--- begin ---

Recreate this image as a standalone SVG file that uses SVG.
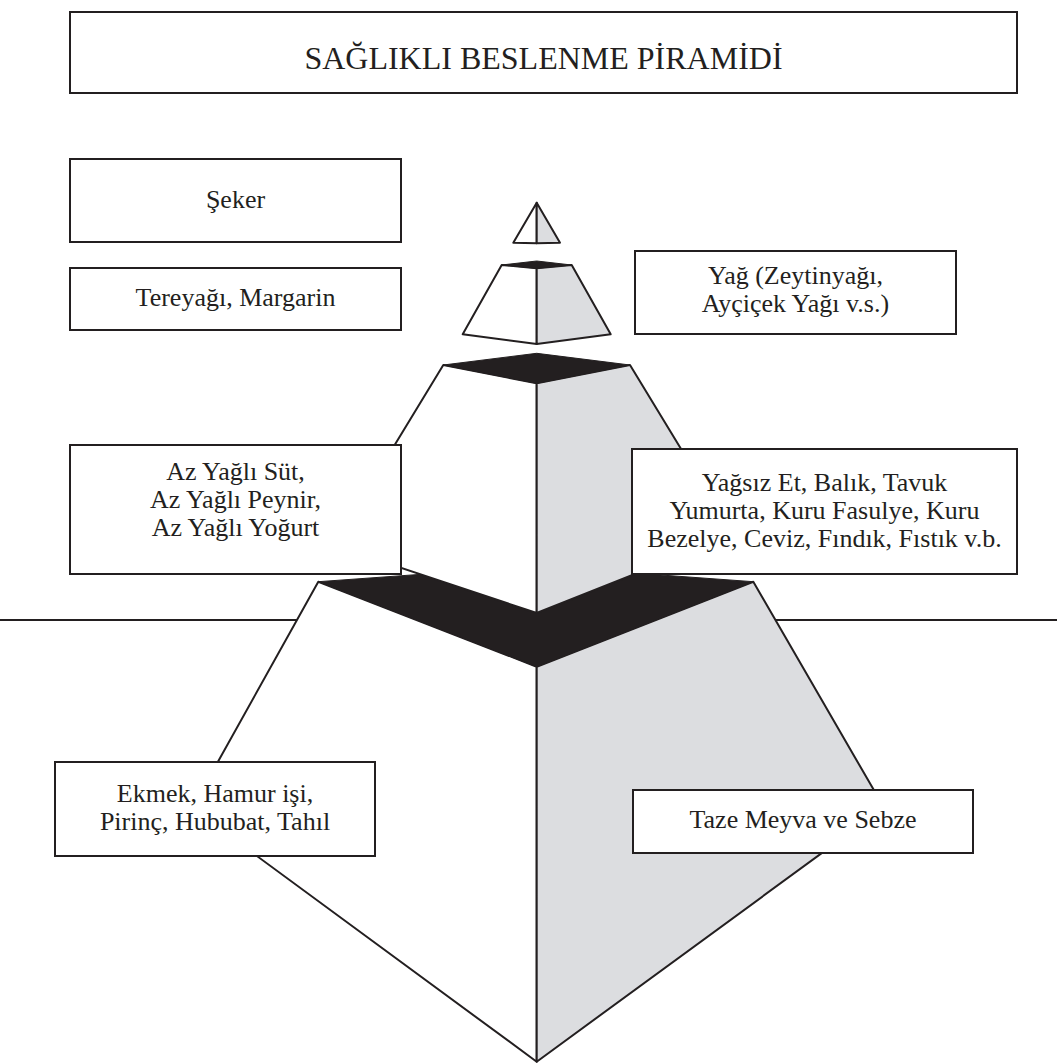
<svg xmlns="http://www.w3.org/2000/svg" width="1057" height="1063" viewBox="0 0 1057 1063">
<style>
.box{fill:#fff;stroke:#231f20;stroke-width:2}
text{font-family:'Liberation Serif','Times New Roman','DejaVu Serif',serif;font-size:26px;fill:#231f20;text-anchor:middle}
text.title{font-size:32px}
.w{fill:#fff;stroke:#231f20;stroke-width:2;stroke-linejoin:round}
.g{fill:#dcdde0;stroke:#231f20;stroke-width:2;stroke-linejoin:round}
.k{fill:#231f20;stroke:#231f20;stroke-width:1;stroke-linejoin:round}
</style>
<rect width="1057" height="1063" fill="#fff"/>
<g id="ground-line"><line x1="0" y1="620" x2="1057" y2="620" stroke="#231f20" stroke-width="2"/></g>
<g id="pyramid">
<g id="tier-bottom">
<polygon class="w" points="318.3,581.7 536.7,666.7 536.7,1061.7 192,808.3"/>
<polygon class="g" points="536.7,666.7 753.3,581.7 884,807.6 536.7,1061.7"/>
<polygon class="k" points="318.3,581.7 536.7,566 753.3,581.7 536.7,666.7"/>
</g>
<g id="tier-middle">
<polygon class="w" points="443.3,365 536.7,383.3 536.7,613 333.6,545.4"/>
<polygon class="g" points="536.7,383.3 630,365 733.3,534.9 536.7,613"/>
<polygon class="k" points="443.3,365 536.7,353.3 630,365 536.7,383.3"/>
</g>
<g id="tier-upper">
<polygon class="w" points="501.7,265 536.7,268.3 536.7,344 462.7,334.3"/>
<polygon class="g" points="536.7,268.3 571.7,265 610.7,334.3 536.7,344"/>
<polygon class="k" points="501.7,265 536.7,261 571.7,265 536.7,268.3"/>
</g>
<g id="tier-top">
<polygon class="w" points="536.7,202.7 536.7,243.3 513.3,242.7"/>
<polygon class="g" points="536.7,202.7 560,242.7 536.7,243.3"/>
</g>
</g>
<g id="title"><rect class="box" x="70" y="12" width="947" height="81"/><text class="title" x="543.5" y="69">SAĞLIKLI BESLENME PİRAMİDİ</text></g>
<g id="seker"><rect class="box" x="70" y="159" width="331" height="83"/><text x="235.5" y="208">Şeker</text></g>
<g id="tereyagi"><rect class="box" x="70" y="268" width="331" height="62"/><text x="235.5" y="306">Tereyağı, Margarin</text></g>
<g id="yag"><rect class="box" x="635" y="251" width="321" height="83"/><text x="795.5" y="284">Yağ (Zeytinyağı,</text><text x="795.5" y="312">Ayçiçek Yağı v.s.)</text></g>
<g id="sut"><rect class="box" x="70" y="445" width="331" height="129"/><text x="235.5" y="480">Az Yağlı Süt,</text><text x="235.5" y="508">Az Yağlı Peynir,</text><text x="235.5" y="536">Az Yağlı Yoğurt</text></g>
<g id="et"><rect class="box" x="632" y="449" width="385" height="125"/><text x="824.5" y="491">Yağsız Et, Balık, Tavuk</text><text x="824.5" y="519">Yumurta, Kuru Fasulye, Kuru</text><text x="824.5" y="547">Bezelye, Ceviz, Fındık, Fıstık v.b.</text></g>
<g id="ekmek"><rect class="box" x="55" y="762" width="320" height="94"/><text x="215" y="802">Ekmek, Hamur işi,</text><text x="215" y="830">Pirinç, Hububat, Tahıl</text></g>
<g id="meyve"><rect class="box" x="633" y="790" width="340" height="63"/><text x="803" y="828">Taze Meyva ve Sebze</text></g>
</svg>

--- end ---

# [The request]
Could you repeat all of the material exactly? Pictures should not be copied.

# [Answer]
Recreate this image as a standalone SVG file that uses SVG.
<svg xmlns="http://www.w3.org/2000/svg" width="1057" height="1063" viewBox="0 0 1057 1063">
<style>
.box{fill:#fff;stroke:#231f20;stroke-width:2}
text{font-family:'Liberation Serif','Times New Roman','DejaVu Serif',serif;font-size:26px;fill:#231f20;text-anchor:middle}
text.title{font-size:32px}
.w{fill:#fff;stroke:#231f20;stroke-width:2;stroke-linejoin:round}
.g{fill:#dcdde0;stroke:#231f20;stroke-width:2;stroke-linejoin:round}
.k{fill:#231f20;stroke:#231f20;stroke-width:1;stroke-linejoin:round}
</style>
<rect width="1057" height="1063" fill="#fff"/>
<g id="ground-line"><line x1="0" y1="620" x2="1057" y2="620" stroke="#231f20" stroke-width="2"/></g>
<g id="pyramid">
<g id="tier-bottom">
<polygon class="w" points="318.3,581.7 536.7,666.7 536.7,1061.7 192,808.3"/>
<polygon class="g" points="536.7,666.7 753.3,581.7 884,807.6 536.7,1061.7"/>
<polygon class="k" points="318.3,581.7 536.7,566 753.3,581.7 536.7,666.7"/>
</g>
<g id="tier-middle">
<polygon class="w" points="443.3,365 536.7,383.3 536.7,613 333.6,545.4"/>
<polygon class="g" points="536.7,383.3 630,365 733.3,534.9 536.7,613"/>
<polygon class="k" points="443.3,365 536.7,353.3 630,365 536.7,383.3"/>
</g>
<g id="tier-upper">
<polygon class="w" points="501.7,265 536.7,268.3 536.7,344 462.7,334.3"/>
<polygon class="g" points="536.7,268.3 571.7,265 610.7,334.3 536.7,344"/>
<polygon class="k" points="501.7,265 536.7,261 571.7,265 536.7,268.3"/>
</g>
<g id="tier-top">
<polygon class="w" points="536.7,202.7 536.7,243.3 513.3,242.7"/>
<polygon class="g" points="536.7,202.7 560,242.7 536.7,243.3"/>
</g>
</g>
<g id="title"><rect class="box" x="70" y="12" width="947" height="81"/><text class="title" x="543.5" y="69">SAĞLIKLI BESLENME PİRAMİDİ</text></g>
<g id="seker"><rect class="box" x="70" y="159" width="331" height="83"/><text x="235.5" y="208">Şeker</text></g>
<g id="tereyagi"><rect class="box" x="70" y="268" width="331" height="62"/><text x="235.5" y="306">Tereyağı, Margarin</text></g>
<g id="yag"><rect class="box" x="635" y="251" width="321" height="83"/><text x="795.5" y="284">Yağ (Zeytinyağı,</text><text x="795.5" y="312">Ayçiçek Yağı v.s.)</text></g>
<g id="sut"><rect class="box" x="70" y="445" width="331" height="129"/><text x="235.5" y="480">Az Yağlı Süt,</text><text x="235.5" y="508">Az Yağlı Peynir,</text><text x="235.5" y="536">Az Yağlı Yoğurt</text></g>
<g id="et"><rect class="box" x="632" y="449" width="385" height="125"/><text x="824.5" y="491">Yağsız Et, Balık, Tavuk</text><text x="824.5" y="519">Yumurta, Kuru Fasulye, Kuru</text><text x="824.5" y="547">Bezelye, Ceviz, Fındık, Fıstık v.b.</text></g>
<g id="ekmek"><rect class="box" x="55" y="762" width="320" height="94"/><text x="215" y="802">Ekmek, Hamur işi,</text><text x="215" y="830">Pirinç, Hububat, Tahıl</text></g>
<g id="meyve"><rect class="box" x="633" y="790" width="340" height="63"/><text x="803" y="828">Taze Meyva ve Sebze</text></g>
</svg>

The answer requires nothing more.